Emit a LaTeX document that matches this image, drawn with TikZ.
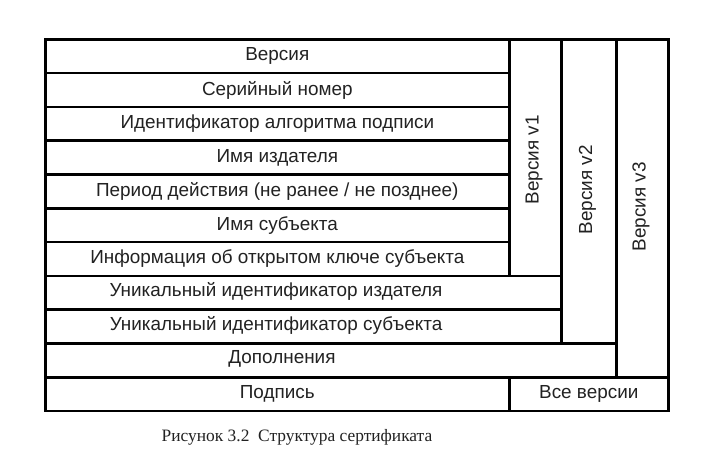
\documentclass[tikz,border=0pt]{standalone}
\usepackage{fontspec}
\setmainfont{Liberation Sans}
\newfontfamily\capfont{Liberation Serif}
\definecolor{txt}{HTML}{222222}
\begin{document}
\begin{tikzpicture}[x=1pt,y=-1pt,
  box/.style={draw=black, line width=2.6pt, minimum width=#1, inner sep=0pt, minimum height=33.8pt, anchor=north west},
  vbox/.style={draw=black, line width=2.6pt, inner sep=0pt, anchor=north west},
  lbl/.style={text=txt, font=\fontsize{18.9}{20}\selectfont, inner sep=0pt},
  vlbl/.style={lbl, rotate=90}]
\useasboundingbox (0,0) rectangle (718,460);
\fill[white] (0,0) rectangle (718,460);
% rows
\node[box=464pt] (r1) at (44,38) {};
\node[box=464pt] (r2) at (44,71.8) {};
\node[box=464pt] (r3) at (44,105.6) {};
\node[box=464pt] (r4) at (44,139.4) {};
\node[box=464pt] (r5) at (44,173.2) {};
\node[box=464pt] (r6) at (44,207.0) {};
\node[box=464pt] (r7) at (44,240.8) {};
\node[box=516pt] (r8) at (44,274.6) {};
\node[box=516pt] (r9) at (44,308.4) {};
\node[box=571pt] (r10) at (44,342.2) {};
\node[box=464pt] (r11) at (44,376.0) {};
\node[box=159pt] (r12) at (508,376.0) {};
% version columns
\node[vbox, minimum width=52pt, minimum height=236.6pt] (v1) at (508,38) {};
\node[vbox, minimum width=55pt, minimum height=304.2pt] (v2) at (560,38) {};
\node[vbox, minimum width=52pt, minimum height=338pt] (v3) at (615,38) {};
% labels
\node[lbl] (t1) at (r1.center) {Версия};
\node[lbl] (t2) at (r2.center) {Серийный номер};
\node[lbl] (t3) at (r3.center) {Идентификатор алгоритма подписи};
\node[lbl] (t4) at (r4.center) {Имя издателя};
\node[lbl] (t5) at (r5.center) {Период действия (не ранее / не позднее)};
\node[lbl] (t6) at (r6.center) {Имя субъекта};
\node[lbl] (t7) at (r7.center) {Информация об открытом ключе субъекта};
\node[lbl] (t8) at (276,291.5) {Уникальный идентификатор издателя};
\node[lbl] (t9) at (276,325.3) {Уникальный идентификатор субъекта};
\node[lbl] (t10) at (282,359.1) {Дополнения};
\node[lbl] (t11) at (r11.center) {Подпись};
\node[lbl] (t12) at (r12.center) {Все версии};
\node[vlbl] (tv1) at (534,160) {Версия v1};
\node[vlbl] (tv2) at (587.5,190) {Версия v2};
\node[vlbl] (tv3) at (641,207) {Версия v3};
\node[text=txt, font=\capfont\fontsize{17.4}{19}\selectfont, inner sep=0pt] (cap) at (297,437) {Рисунок 3.2\enspace Структура сертификата};
\end{tikzpicture}
\end{document}
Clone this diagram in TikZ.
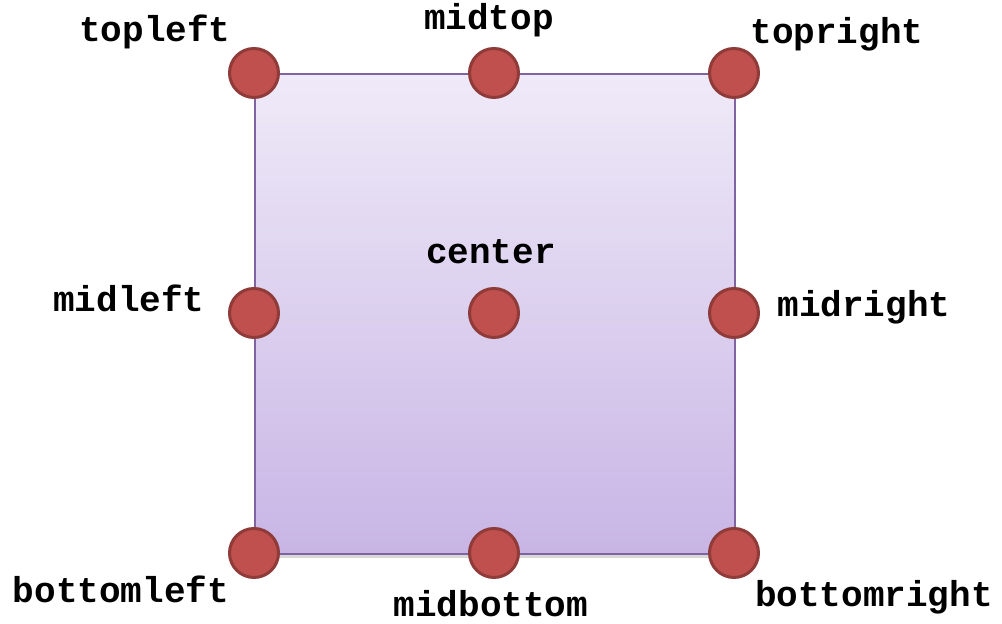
\documentclass[tikz,border=0pt]{standalone}
\usepackage{fontspec}
\setmonofont{Liberation Mono}
\usetikzlibrary{calc}
\usetikzlibrary{shadows}
\definecolor{dotred}{HTML}{C0504D}
\definecolor{dotedge}{HTML}{8E3B39}
\definecolor{boxedge}{HTML}{8064A2}
\definecolor{boxtop}{HTML}{EFEAF8}
\definecolor{boxbottom}{HTML}{C8B5E5}

\begin{document}
\begin{tikzpicture}[x=0.5pt, y=0.5pt, node distance=120pt,
    dot/.style={draw=dotedge, circle, fill=dotred, line width=1.5pt, minimum size=24.5pt, inner sep=0pt},
    lbl/.style={anchor=base, inner sep=0pt, font=\ttfamily\bfseries\fontsize{18}{20}\selectfont}]

    \useasboundingbox (0,0) rectangle (1002,624);

    \node (sq) [draw=boxedge, line width=1pt, rectangle, minimum width=240pt, minimum height=240pt, top color=boxtop, bottom color=boxbottom, drop shadow={shadow xshift=0.5pt, shadow yshift=-2pt, opacity=0.3}] at (495,310) {};

    \node (tl) [dot] at (sq.north west) {};
    \node (mt) [dot, right of=tl] {};
    \node (tr) [dot, right of=mt] {};
    \node (ml) [dot, below of=tl] {};
    \node (c) [dot, right of=ml] {};
    \node (mr) [dot, right of=c] {};
    \node (bl) [dot, below of=ml] {};
    \node (mb) [dot, right of=bl] {};
    \node (br) [dot, right of=mb] {};

    \node (tl-l) [lbl] at ($(tl) + (-99,31)$) {topleft};
    \node (mt-l) [lbl] at ($(mt) + (-5,43)$) {midtop};
    \node (tr-l) [lbl] at ($(tr) + (103,29)$) {topright};
    \node (ml-l) [lbl] at ($(ml) + (-125,1)$) {midleft};
    \node (c-l) [lbl] at ($(c) + (-3,49)$) {center};
    \node (mr-l) [lbl] at ($(mr) + (130,-4)$) {midright};
    \node (bl-l) [lbl] at ($(bl) + (-133,-50)$) {bottomleft};
    \node (mb-l) [lbl] at ($(mb) + (-3,-64)$) {midbottom};
    \node (br-l) [lbl] at ($(br) + (140,-54)$) {bottomright};

\end{tikzpicture}
\end{document}
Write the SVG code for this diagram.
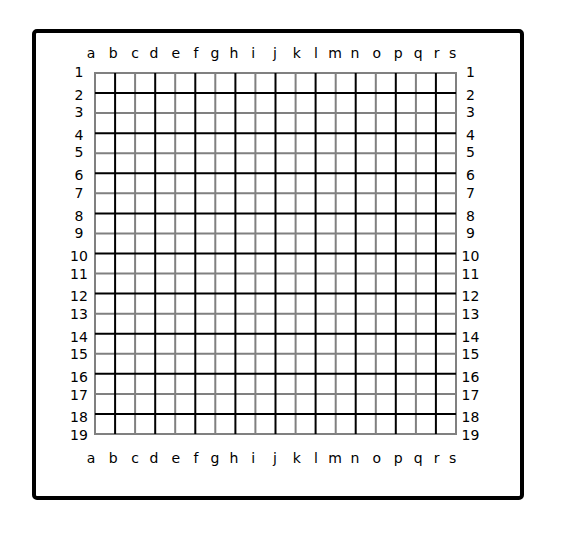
<svg xmlns="http://www.w3.org/2000/svg" width="563" height="533" viewBox="0 0 563 533">
<style>
.lbl{font-family:"DejaVu Sans",Verdana,sans-serif;font-size:14px;fill:#000;text-anchor:middle}
.g{stroke:#808080;stroke-width:2;fill:none}
.b{stroke:#000;stroke-width:2;fill:none}
</style>
<rect x="0" y="0" width="563" height="533" fill="#fff"/>
<rect id="frame" x="34" y="31" width="488" height="467" rx="3" fill="#fff" stroke="#000" stroke-width="4"/>
<g id="grid">
<g id="gray-lines" class="g">
<rect x="95" y="73" width="361" height="361"/>
<path d="M135.1 73V434M175.2 73V434M215.3 73V434M255.4 73V434M295.6 73V434M335.7 73V434M375.8 73V434M415.9 73V434"/>
<path d="M95 113.1H456M95 153.2H456M95 193.3H456M95 233.4H456M95 273.6H456M95 313.7H456M95 353.8H456M95 393.9H456"/>
</g>
<g id="black-lines" class="b">
<path d="M115.1 73V434M155.2 73V434M195.3 73V434M235.4 73V434M275.5 73V434M315.6 73V434M355.7 73V434M395.8 73V434M435.9 73V434"/>
<path d="M95 93.1H456M95 133.2H456M95 173.3H456M95 213.4H456M95 253.5H456M95 293.6H456M95 333.7H456M95 373.8H456M95 413.9H456"/>
</g>
</g>
<g id="top-letters">
<text class="lbl" x="91" y="58">a</text><text class="lbl" x="113.3" y="58">b</text><text class="lbl" x="135" y="58">c</text><text class="lbl" x="154" y="58">d</text><text class="lbl" x="175.7" y="58">e</text><text class="lbl" x="196" y="58">f</text><text class="lbl" x="215" y="58">g</text><text class="lbl" x="234" y="58">h</text><text class="lbl" x="253.3" y="58">i</text><text class="lbl" x="275" y="58">j</text><text class="lbl" x="296.7" y="58">k</text><text class="lbl" x="316" y="58">l</text><text class="lbl" x="335" y="58">m</text><text class="lbl" x="355" y="58">n</text><text class="lbl" x="376.7" y="58">o</text><text class="lbl" x="398.3" y="58">p</text><text class="lbl" x="418.3" y="58">q</text><text class="lbl" x="436.7" y="58">r</text><text class="lbl" x="452.7" y="58">s</text>
</g>
<g id="bottom-letters">
<text class="lbl" x="91" y="463">a</text><text class="lbl" x="113.3" y="463">b</text><text class="lbl" x="135" y="463">c</text><text class="lbl" x="154" y="463">d</text><text class="lbl" x="175.7" y="463">e</text><text class="lbl" x="196" y="463">f</text><text class="lbl" x="215" y="463">g</text><text class="lbl" x="234" y="463">h</text><text class="lbl" x="253.3" y="463">i</text><text class="lbl" x="275" y="463">j</text><text class="lbl" x="296.7" y="463">k</text><text class="lbl" x="316" y="463">l</text><text class="lbl" x="335" y="463">m</text><text class="lbl" x="355" y="463">n</text><text class="lbl" x="376.7" y="463">o</text><text class="lbl" x="398.3" y="463">p</text><text class="lbl" x="418.3" y="463">q</text><text class="lbl" x="436.7" y="463">r</text><text class="lbl" x="452.7" y="463">s</text>
</g>
<g id="left-numbers">
<text class="lbl" x="79" y="76.7">1</text><text class="lbl" x="79" y="99.5">2</text><text class="lbl" x="79" y="117.1">3</text><text class="lbl" x="79" y="139.9">4</text><text class="lbl" x="79" y="157.4">5</text><text class="lbl" x="79" y="180.3">6</text><text class="lbl" x="79" y="197.8">7</text><text class="lbl" x="79" y="220.6">8</text><text class="lbl" x="79" y="238.1">9</text><text class="lbl" x="79" y="261">10</text><text class="lbl" x="79" y="278.5">11</text><text class="lbl" x="79" y="301.3">12</text><text class="lbl" x="79" y="318.9">13</text><text class="lbl" x="79" y="341.7">14</text><text class="lbl" x="79" y="359.2">15</text><text class="lbl" x="79" y="382">16</text><text class="lbl" x="79" y="399.6">17</text><text class="lbl" x="79" y="421.7">18</text><text class="lbl" x="79" y="440">19</text>
</g>
<g id="right-numbers">
<text class="lbl" x="470.5" y="76.7">1</text><text class="lbl" x="470.5" y="99.5">2</text><text class="lbl" x="470.5" y="117.1">3</text><text class="lbl" x="470.5" y="139.9">4</text><text class="lbl" x="470.5" y="157.4">5</text><text class="lbl" x="470.5" y="180.3">6</text><text class="lbl" x="470.5" y="197.8">7</text><text class="lbl" x="470.5" y="220.6">8</text><text class="lbl" x="470.5" y="238.1">9</text><text class="lbl" x="470.5" y="261">10</text><text class="lbl" x="470.5" y="278.5">11</text><text class="lbl" x="470.5" y="301.3">12</text><text class="lbl" x="470.5" y="318.9">13</text><text class="lbl" x="470.5" y="341.7">14</text><text class="lbl" x="470.5" y="359.2">15</text><text class="lbl" x="470.5" y="382">16</text><text class="lbl" x="470.5" y="399.6">17</text><text class="lbl" x="470.5" y="421.7">18</text><text class="lbl" x="470.5" y="440">19</text>
</g>
</svg>
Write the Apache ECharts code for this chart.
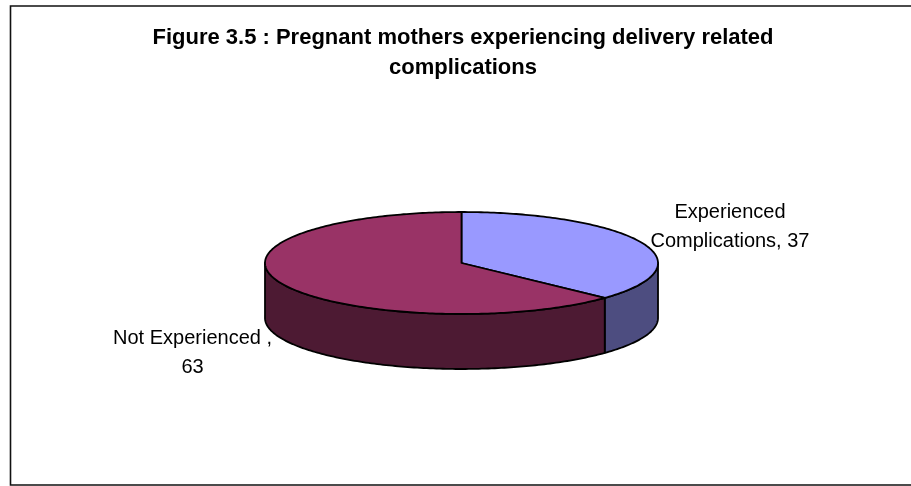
<!DOCTYPE html>
<html><head><meta charset="utf-8">
<style>html,body{margin:0;padding:0;background:#fff}#c{width:911px;height:486px}</style>
<script src="https://cdn.jsdelivr.net/npm/echarts@6/dist/echarts.min.js"></script>
</head><body><div id="c"></div>
<script>
const categories = ['Experienced Complications', 'Not Experienced'];
const values = [37, 63];
const labelTexts = ['Experienced\nComplications, 37', 'Not Experienced ,\n63'];
const topColors = ['#9999FF', '#993366'];
const sideColors = ['#4D4D80', '#4D1A33'];
const titleText = 'Figure 3.5 : Pregnant mothers experiencing delivery related\ncomplications';

const cx = 461.5, cy = 263, rx = 196.5, ry = 51, depth = 55;
const total = values.reduce((a, b) => a + b, 0);
const px = a => cx + rx * Math.sin(a);
const py = a => cy - ry * Math.cos(a);
function arc(a0, a1, dy) {
  const pts = [], n = Math.max(2, Math.ceil((a1 - a0) * 60));
  for (let i = 0; i <= n; i++) {
    const a = a0 + (a1 - a0) * i / n;
    pts.push([px(a), py(a) + dy]);
  }
  return pts;
}
function renderItem(params, api) {
  const i = params.dataIndex;
  let before = 0;
  for (let k = 0; k < i; k++) before += values[k];
  const a0 = before / total * 2 * Math.PI;
  const a1 = (before + api.value(0)) / total * 2 * Math.PI;
  const s0 = Math.max(a0, Math.PI / 2), s1 = Math.min(a1, 3 * Math.PI / 2);
  const children = [];
  const lineStyle = { stroke: '#000', lineWidth: 1.8, lineJoin: 'round' };
  if (s1 > s0) {
    const top = arc(s0, s1, 0), bot = arc(s0, s1, depth).reverse();
    children.push({ type: 'polygon', shape: { points: top.concat(bot) },
      style: Object.assign({ fill: sideColors[i] }, lineStyle) });
  }
  children.push({ type: 'polygon', shape: { points: [[cx, cy]].concat(arc(a0, a1, 0)) },
    style: Object.assign({ fill: topColors[i] }, lineStyle) });
  return { type: 'group', children };
}
const chart = echarts.init(document.getElementById('c'), null, { renderer: 'canvas' });
const font = '"Liberation Sans", Arial, sans-serif';
chart.setOption({
  animation: false,
  backgroundColor: '#fff',
  title: { text: titleText, left: 458, top: 18, textAlign: 'center',
    textStyle: { fontFamily: font, fontSize: 22, fontWeight: 'bold', color: '#000', lineHeight: 30 } },
  series: [{
    type: 'custom', coordinateSystem: 'none', renderItem,
    data: categories.map((c, i) => ({ name: c, value: [values[i]] })),
    silent: true
  }],
  graphic: [
    { type: 'rect', shape: { x: 10.5, y: 6, width: 920, height: 479 }, silent: true, z: 10,
      style: { fill: 'none', stroke: '#111', lineWidth: 1.6 } },
    { type: 'text', x: 730, y: 198, z: 20, style: { text: labelTexts[0], align: 'center', verticalAlign: 'top',
        font: '20px ' + font, lineHeight: 29, fill: '#000' } },
    { type: 'text', x: 192.5, y: 324, z: 20, style: { text: labelTexts[1], align: 'center', verticalAlign: 'top',
        font: '20px ' + font, lineHeight: 29, fill: '#000' } }
  ]
});
</script></body></html>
----------------
-- The request --
In the listing above, locate each line with "this" and copy it.

-- Worked solution --
Emit a LaTeX document that matches this image, drawn with TikZ.
Clone this diagram in TikZ.
Write the SVG code for this diagram.
Write the Apache ECharts code for this chart.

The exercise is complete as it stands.